**Data excerpt**
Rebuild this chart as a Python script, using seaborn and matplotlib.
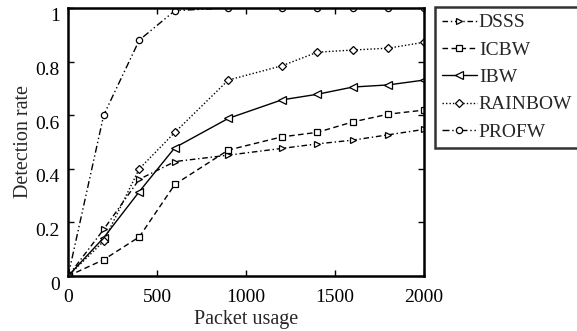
import numpy as np
import pandas as pd
import matplotlib
matplotlib.use("Agg")
import matplotlib.pyplot as plt
import matplotlib.transforms as mtransforms
import seaborn as sns

# --- data ---
packet_usage = [0, 200, 400, 600, 900, 1200, 1400, 1600, 1800, 2000]
dsss = [0, 0.174, 0.361, 0.427, 0.451, 0.476, 0.493, 0.507, 0.527, 0.547]
icbw = [0, 0.061, 0.146, 0.342, 0.470, 0.519, 0.536, 0.575, 0.604, 0.619]
ibw = [0, 0.143, 0.315, 0.479, 0.588, 0.657, 0.678, 0.705, 0.713, 0.731]
rainbow = [0, 0.130, 0.400, 0.536, 0.731, 0.784, 0.835, 0.843, 0.850, 0.872]
profw = [0, 0.600, 0.880, 0.990, 1.0, 1.0, 1.0, 1.0, 1.0, 1.0]

series_names = ["DSSS", "ICBW", "IBW", "RAINBOW", "PROFW"]
series_values = [dsss, icbw, ibw, rainbow, profw]
markers = [">", "s", "<", "D", "o"]
linestyles = [(0, (4, 2, 1, 2)), (0, (4, 2.5)), "-", (0, (1, 1.5)), (0, (5, 2, 1, 2, 1, 2))]
marker_sizes = [5, 4.5, 6, 4, 4.5]

sns.set_style("ticks")
plt.rcParams["font.family"] = ["Liberation Serif", "DejaVu Serif"]

fig = plt.figure(figsize=(5.77, 3.31), dpi=100)
ax = fig.add_axes([0.118, 0.166, 0.617, 0.810])

for name, vals, mk, ls, ms in zip(series_names, series_values, markers, linestyles, marker_sizes):
    df = pd.DataFrame({"x": packet_usage, "y": vals})
    sns.lineplot(data=df, x="x", y="y", ax=ax, color="black", linewidth=1.0,
                 linestyle=ls, marker=mk, markersize=ms, markerfacecolor="white",
                 markeredgecolor="black", markeredgewidth=0.9, label=name)

ax.set_xlim(0, 2000)
ax.set_ylim(0, 1)
ax.set_xticks([0, 500, 1000, 1500, 2000])
ax.set_yticks([0, 0.2, 0.4, 0.6, 0.8, 1.0])
ax.set_yticklabels(["0", "0.2", "0.4", "0.6", "0.8", "1"])
ax.tick_params(direction="in", top=True, right=True, length=4, width=1,
               labelsize=14, color="black", labelcolor="black")
ax.tick_params(axis="x", pad=9)
ax.tick_params(axis="y", pad=6)
for sp in ax.spines.values():
    sp.set_visible(True)
    sp.set_linewidth(1.8)
    sp.set_color("black")

# gnuplot-style: y tick labels sit a little below their ticks
offset = mtransforms.ScaledTranslation(0, -7 / 100, fig.dpi_scale_trans)
for lab in ax.get_yticklabels():
    lab.set_transform(lab.get_transform() + offset)

ax.set_xlabel("Packet usage", fontsize=14.5, labelpad=3)
ax.set_ylabel("Detection rate", fontsize=14.5, labelpad=2)

leg = ax.legend(loc="upper left", bbox_to_anchor=(0.754, 0.979),
                bbox_transform=fig.transFigure, fontsize=14, frameon=True,
                fancybox=False, handlelength=1.8, handletextpad=0.1,
                borderpad=0.35, labelspacing=0.5, borderaxespad=0)
leg.get_frame().set_edgecolor("black")
leg.get_frame().set_linewidth(1.8)

fig.savefig("out.png", dpi=100)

**Task brief**
Repeat only the lines between the start of the data and the line with "import seaborn as sns", including those two lines, and skip the pictures.

**Full answer**
Rebuild this chart as a Python script, using seaborn and matplotlib.
import numpy as np
import pandas as pd
import matplotlib
matplotlib.use("Agg")
import matplotlib.pyplot as plt
import matplotlib.transforms as mtransforms
import seaborn as sns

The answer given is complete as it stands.